╭─ Information provided

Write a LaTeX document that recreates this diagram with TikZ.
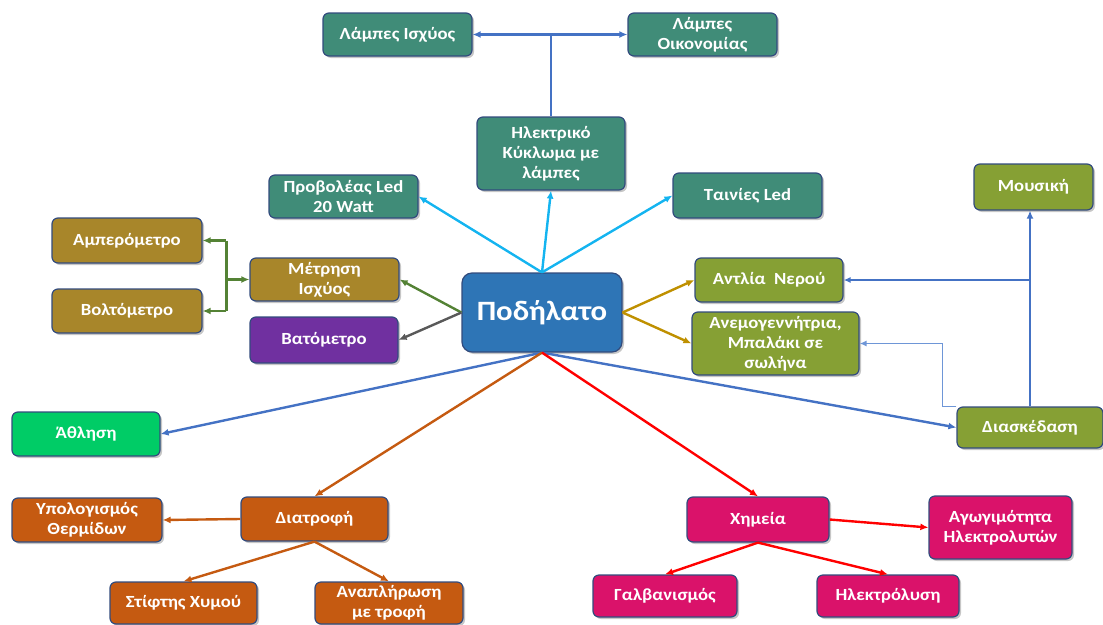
\documentclass[tikz,border=0pt]{standalone}
\usepackage{fontspec}
\setmainfont{Carlito}[FakeStretch=1.1]
\usetikzlibrary{arrows.meta,shadows}
\definecolor{teal1}{RGB}{64,140,120}
\definecolor{brown1}{RGB}{168,134,42}
\definecolor{purple1}{RGB}{112,48,160}
\definecolor{blue1}{RGB}{46,117,182}
\definecolor{olive1}{RGB}{134,160,52}
\definecolor{green1}{RGB}{0,204,102}
\definecolor{orange1}{RGB}{197,90,17}
\definecolor{pink1}{RGB}{218,18,106}
\definecolor{border1}{RGB}{50,75,125}
\definecolor{cyan1}{RGB}{20,180,240}
\definecolor{lblue}{RGB}{68,114,196}
\definecolor{lblue2}{RGB}{110,150,215}
\definecolor{lgreen}{RGB}{84,130,53}
\definecolor{lgray}{RGB}{89,89,89}
\definecolor{lgold}{RGB}{191,144,0}
\definecolor{lred}{RGB}{255,0,0}
\tikzset{
  box/.style={draw=border1, line width=1.2pt, rounded corners=6pt, text=white,
    font=\bfseries\fontsize{17}{20}\selectfont, align=center, inner sep=0pt,
    drop shadow={shadow xshift=2pt, shadow yshift=-2pt, opacity=0.45}},
  conn/.style={line width=2.4pt, -{Latex[length=8pt,width=7pt]}},
  thinconn/.style={line width=1.6pt, -{Latex[length=7pt,width=6pt]}},
}
\begin{document}
\begin{tikzpicture}[x=1pt,y=-1pt]
\useasboundingbox (0,0) rectangle (1103,624);
% nodes
\node[box, fill=teal1, minimum width=149pt, minimum height=43pt] (lisx) at (397.5,34.5) {Λάμπες Ισχύος};
\node[box, fill=teal1, minimum width=149pt, minimum height=43pt] (loik) at (702.5,34.5) {Λάμπες\\Οικονομίας};
\node[box, fill=teal1, minimum width=148pt, minimum height=73pt] (ilek) at (551,153.5) {Ηλεκτρικό\\Κύκλωμα με\\λάμπες};
\node[box, fill=teal1, minimum width=149pt, minimum height=43pt] (prob) at (343.5,196.5) {Προβολέας Led\\20 Watt};
\node[box, fill=teal1, minimum width=149pt, minimum height=45pt] (tain) at (747.5,195.5) {Ταινίες Led};
\node[box, fill=olive1, minimum width=119pt, minimum height=46pt] (mous) at (1033.5,187) {Μουσική};
\node[box, fill=brown1, minimum width=150pt, minimum height=45pt] (amp) at (127,240.5) {Αμπερόμετρο};
\node[box, fill=brown1, minimum width=150pt, minimum height=44pt] (volt) at (127,311) {Βολτόμετρο};
\node[box, fill=brown1, minimum width=149pt, minimum height=43pt] (metr) at (324.5,279.5) {Μέτρηση\\Ισχύος};
\node[box, fill=purple1, minimum width=148pt, minimum height=46pt] (vat) at (324,340) {Βατόμετρο};
\node[box, fill=blue1, minimum width=160pt, minimum height=79pt, font=\bfseries\fontsize{28}{30}\selectfont, rounded corners=10pt] (pod) at (542,312.5) {Ποδήλατο};
\node[box, fill=olive1, minimum width=148pt, minimum height=44pt] (antl) at (769,280) {Αντλία\ \ Νερού};
\node[box, fill=olive1, minimum width=167pt, minimum height=63pt] (anem) at (775.5,343.5) {Ανεμογεννήτρια,\\Μπαλάκι σε\\σωλήνα};
\node[box, fill=olive1, minimum width=146pt, minimum height=41pt] (diask) at (1030,427.5) {Διασκέδαση};
\node[box, fill=green1, minimum width=148pt, minimum height=44pt] (athl) at (86,434) {Άθληση};
\node[box, fill=orange1, minimum width=150pt, minimum height=44pt] (ypol) at (87,520) {Υπολογισμός\\Θερμίδων};
\node[box, fill=orange1, minimum width=147pt, minimum height=44pt] (diat) at (314.5,519) {Διατροφή};
\node[box, fill=orange1, minimum width=147pt, minimum height=42pt] (stif) at (183.5,603) {Στίφτης Χυμού};
\node[box, fill=orange1, minimum width=148pt, minimum height=42pt] (anapl) at (389,603) {Αναπλήρωση\\με τροφή};
\node[box, fill=pink1, minimum width=142pt, minimum height=45pt] (xim) at (758,519.5) {Χημεία};
\node[box, fill=pink1, minimum width=143pt, minimum height=63pt] (agog) at (1000.5,527.5) {Αγωγιμότητα\\Ηλεκτρολυτών};
\node[box, fill=pink1, minimum width=144pt, minimum height=42pt] (galv) at (665,596) {Γαλβανισμός};
\node[box, fill=pink1, minimum width=142pt, minimum height=42pt] (ilekl) at (888,596) {Ηλεκτρόλυση};
% top
\draw[conn, cyan1] (pod.north) -- (prob.east);
\draw[conn, cyan1] (pod.north) -- (ilek.south);
\draw[conn, cyan1] (pod.north) -- (tain.west);
\coordinate (tj) at (ilek.north |- lisx.east);
\draw[line width=2.4pt, lblue] (ilek.north) -- (tj);
\draw[conn, lblue] (tj) -- (lisx.east);
\draw[conn, lblue] (tj) -- (loik.west);
% left
\draw[conn, lgreen] (pod.west) -- (metr.east);
\draw[conn, lgray] (pod.west) -- (vat.east);
\coordinate (gj) at ([xshift=-23pt]metr.west);
\draw[line width=2.4pt, lgreen] (gj |- amp.east) -- (gj |- volt.east);
\draw[conn, lgreen] (gj) -- (metr.west);
\draw[conn, lgreen] (gj |- amp.east) -- (amp.east);
\draw[conn, lgreen] (gj |- volt.east) -- (volt.east);
% right
\draw[conn, lgold] (pod.east) -- (antl.west);
\draw[conn, lgold] (pod.east) -- (anem.west);
\draw[conn, lblue] (pod.south) -- (diask.west);
\coordinate (mj) at (diask.north |- mous.south);
\draw[conn, lblue] (diask.north) -- (mj);
\draw[thinconn, lblue] (diask.north |- antl.east) -- (antl.east);
\coordinate (dw) at ([xshift=-14pt]diask.north west);
\draw[thinconn, lblue2] (diask.north west) -- (dw) |- (anem.east);
% bottom
\draw[conn, lblue] (pod.south) -- (athl.east);
\draw[conn, orange1] (pod.south) -- (diat.north);
\draw[conn, orange1] (diat.west) -- (ypol.east);
\draw[conn, orange1] (diat.south) -- (stif.north);
\draw[conn, orange1] (diat.south) -- (anapl.north);
\draw[conn, lred] (pod.south) -- (xim.north);
\draw[conn, lred] (xim.east) -- (agog.west);
\draw[conn, lred] (xim.south) -- (galv.north);
\draw[conn, lred] (xim.south) -- (ilekl.north);
\end{tikzpicture}
\end{document}
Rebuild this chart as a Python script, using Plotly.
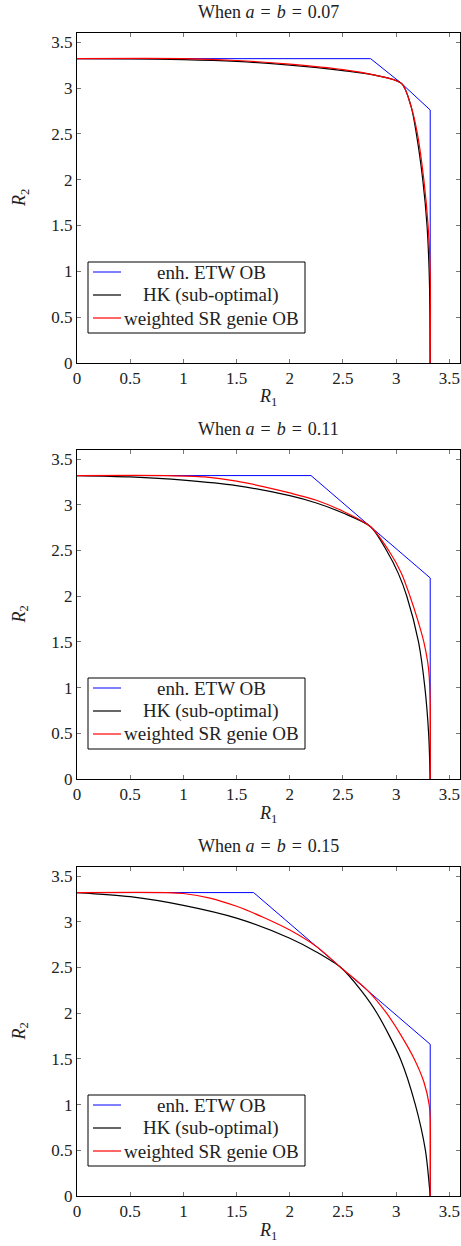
import plotly.graph_objects as go

# ---------------- data ----------------
SP = "\u00a0\u200a"
titles = [f"When <i>a</i>{SP}={SP}<i>b</i>{SP}={SP}0.07",
          f"When <i>a</i>{SP}={SP}<i>b</i>{SP}={SP}0.11",
          f"When <i>a</i>{SP}={SP}<i>b</i>{SP}={SP}0.15"]
series_names = ["enh. ETW OB", "HK (sub-optimal)", "weighted SR genie OB"]
series_colors = ["#0000ff", "#000000", "#ff0000"]
series_widths = [1.0, 1.2, 1.2]
series_shapes = ["linear", "spline", "spline"]

# a = b = 0.07
etw1_x = [0, 2.76, 3.05, 3.32, 3.32]
etw1_y = [3.32, 3.32, 3.05, 2.76, 0]
hk1_x = [0, 0.5, 1.0, 1.5, 2.0, 2.5, 2.8, 3.05, 3.14, 3.19, 3.25, 3.29, 3.31, 3.318, 3.32]
hk1_y = [3.32, 3.318, 3.31, 3.29, 3.25, 3.19, 3.14, 3.05, 2.8, 2.5, 2.0, 1.5, 1.0, 0.5, 0]
sr1_x = [0, 1.0, 1.5, 2.0, 2.5, 2.8, 3.05, 3.14, 3.20, 3.26, 3.30, 3.32, 3.32]
sr1_y = [3.32, 3.32, 3.30, 3.26, 3.20, 3.14, 3.05, 2.8, 2.5, 2.0, 1.5, 1.0, 0]

# a = b = 0.11
etw2_x = [0, 2.20, 2.76, 3.32, 3.32]
etw2_y = [3.32, 3.32, 2.76, 2.20, 0]
hk2_x = [0, 0.5, 1.0, 1.5, 2.0, 2.25, 2.5, 2.76, 2.91, 3.02, 3.10, 3.21, 3.27, 3.305, 3.32]
hk2_y = [3.32, 3.305, 3.27, 3.21, 3.10, 3.02, 2.91, 2.76, 2.5, 2.25, 2.0, 1.5, 1.0, 0.5, 0]
sr2_x = [0, 0.85, 1.2, 1.5, 1.75, 2.0, 2.25, 2.5, 2.76, 2.93, 3.05, 3.13, 3.20, 3.26, 3.305, 3.32, 3.32]
sr2_y = [3.32, 3.32, 3.305, 3.26, 3.20, 3.13, 3.05, 2.93, 2.76, 2.5, 2.25, 2.0, 1.75, 1.5, 1.2, 0.85, 0]

# a = b = 0.15
etw3_x = [0, 1.66, 2.49, 3.32, 3.32]
etw3_y = [3.32, 3.32, 2.49, 1.66, 0]
hk3_x = [0, 0.5, 1.0, 1.5, 2.0, 2.25, 2.49, 2.67, 2.82, 3.04, 3.18, 3.275, 3.32]
hk3_y = [3.32, 3.275, 3.18, 3.04, 2.82, 2.67, 2.49, 2.25, 2.0, 1.5, 1.0, 0.5, 0]
sr3_x = [0, 0.85, 1.0, 1.25, 1.5, 1.75, 2.0, 2.25, 2.49, 2.73, 2.91, 3.05, 3.17, 3.26, 3.31, 3.32, 3.32]
sr3_y = [3.32, 3.32, 3.31, 3.26, 3.17, 3.05, 2.91, 2.73, 2.49, 2.25, 2.0, 1.75, 1.5, 1.25, 1.0, 0.85, 0]

panels = [
    [(etw1_x, etw1_y), (hk1_x, hk1_y), (sr1_x, sr1_y)],
    [(etw2_x, etw2_y), (hk2_x, hk2_y), (sr2_x, sr2_y)],
    [(etw3_x, etw3_y), (hk3_x, hk3_y), (sr3_x, sr3_y)],
]

# ---------------- layout geometry (pixels) ----------------
H = 1246
W = 461
ML, MR = 77, 1
PW = W - ML - MR
tops = [33, 450, 867]
bottoms = [363, 779, 1196]
legend_bottoms = [333, 749, 1166]
LEG_L, LEG_R, LEG_H = 88, 305, 71
LEG_ROWS = [10, 33, 56]
SAMPLE_L, SAMPLE_R = 93, 121
LEG_TEXT_CX = 211

FONT = '"Liberation Serif", "DejaVu Serif", "Times New Roman", serif'
TXT = "#222"


def px(xp):
    return (xp - ML) / PW


def py(yp):
    return 1 - yp / H


fig = go.Figure()
layout = dict(
    width=W, height=H,
    margin=dict(l=ML, r=MR, t=0, b=0, autoexpand=False),
    plot_bgcolor="white", paper_bgcolor="white",
    font=dict(family=FONT, size=16, color=TXT),
    showlegend=False,
)
annotations = []
shapes = []

for i, panel in enumerate(panels):
    xa = "x" if i == 0 else f"x{i+1}"
    ya = "y" if i == 0 else f"y{i+1}"
    for (xs, ys), name, col, lw, shp in zip(panel, series_names, series_colors,
                                            series_widths, series_shapes):
        fig.add_trace(go.Scatter(
            x=xs, y=ys, mode="lines", name=name,
            line=dict(color=col, width=lw, shape=shp, smoothing=0.8),
            xaxis=xa, yaxis=ya, hoverinfo="skip",
        ))
    d0 = py(bottoms[i])
    d1 = py(tops[i])
    axcommon = dict(
        range=[0, 3.6], dtick=0.5, tick0=0, automargin=False,
        showline=True, linecolor="#000", linewidth=1, mirror="allticks",
        ticks="inside", ticklen=4, tickcolor="#777", tickwidth=1,
        showgrid=False, zeroline=False,
        tickfont=dict(family=FONT, size=17, color=TXT),
    )
    layout["xaxis" if i == 0 else f"xaxis{i+1}"] = dict(
        axcommon, domain=[0, 1], anchor=ya)
    layout["yaxis" if i == 0 else f"yaxis{i+1}"] = dict(
        axcommon, domain=[d0, d1], anchor=xa)

    # legend box (drawn inside the panel)
    lb = legend_bottoms[i]
    lt = lb - LEG_H
    shapes.append(dict(type="rect", xref="paper", yref="paper",
                       x0=px(LEG_L), x1=px(LEG_R), y0=py(lb), y1=py(lt),
                       line=dict(color="#000", width=1), fillcolor="white",
                       layer="above"))
    for r, name, col, lw in zip(LEG_ROWS, series_names, series_colors, series_widths):
        yc = lt + r
        shapes.append(dict(type="line", xref="paper", yref="paper",
                           x0=px(SAMPLE_L), x1=px(SAMPLE_R), y0=py(yc), y1=py(yc),
                           line=dict(color=col, width=lw), layer="above"))
        annotations.append(dict(
            text=name, xref="paper", yref="paper",
            x=px(LEG_TEXT_CX), y=py(yc), xanchor="center", yanchor="middle",
            showarrow=False, font=dict(family=FONT, size=19, color=TXT)))

    annotations.append(dict(
        text=titles[i], xref="paper", yref="paper",
        x=0.5, y=py(tops[i] - 21), xanchor="center", yanchor="middle",
        showarrow=False, font=dict(family=FONT, size=18, color=TXT)))
    annotations.append(dict(
        text="<i>R</i><sub>1</sub>", xref="paper", yref="paper",
        x=px(268), y=py(bottoms[i] + 35),
        xanchor="center", yanchor="middle",
        showarrow=False, font=dict(family=FONT, size=18, color=TXT)))
    annotations.append(dict(
        text="<i>R</i><sub>2</sub>", xref="paper", yref="paper",
        x=px(20), y=py((tops[i] + bottoms[i]) / 2),
        xanchor="center", yanchor="middle", textangle=-90,
        showarrow=False, font=dict(family=FONT, size=18, color=TXT)))

layout["annotations"] = annotations
layout["shapes"] = shapes
fig.update_layout(**layout)
fig.write_html("out.html",
               config={"displayModeBar": False, "staticPlot": True},
               post_script="document.body.style.margin='0px';document.body.style.overflow='hidden';")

╰─

:: Do this ::
Exclude any pictures, and restate word for word the lines from the one containing "Rebuild this chart" through the one containing "import plotly.graph_objects as go", both included.

:: Final result ::
Rebuild this chart as a Python script, using Plotly.
import plotly.graph_objects as go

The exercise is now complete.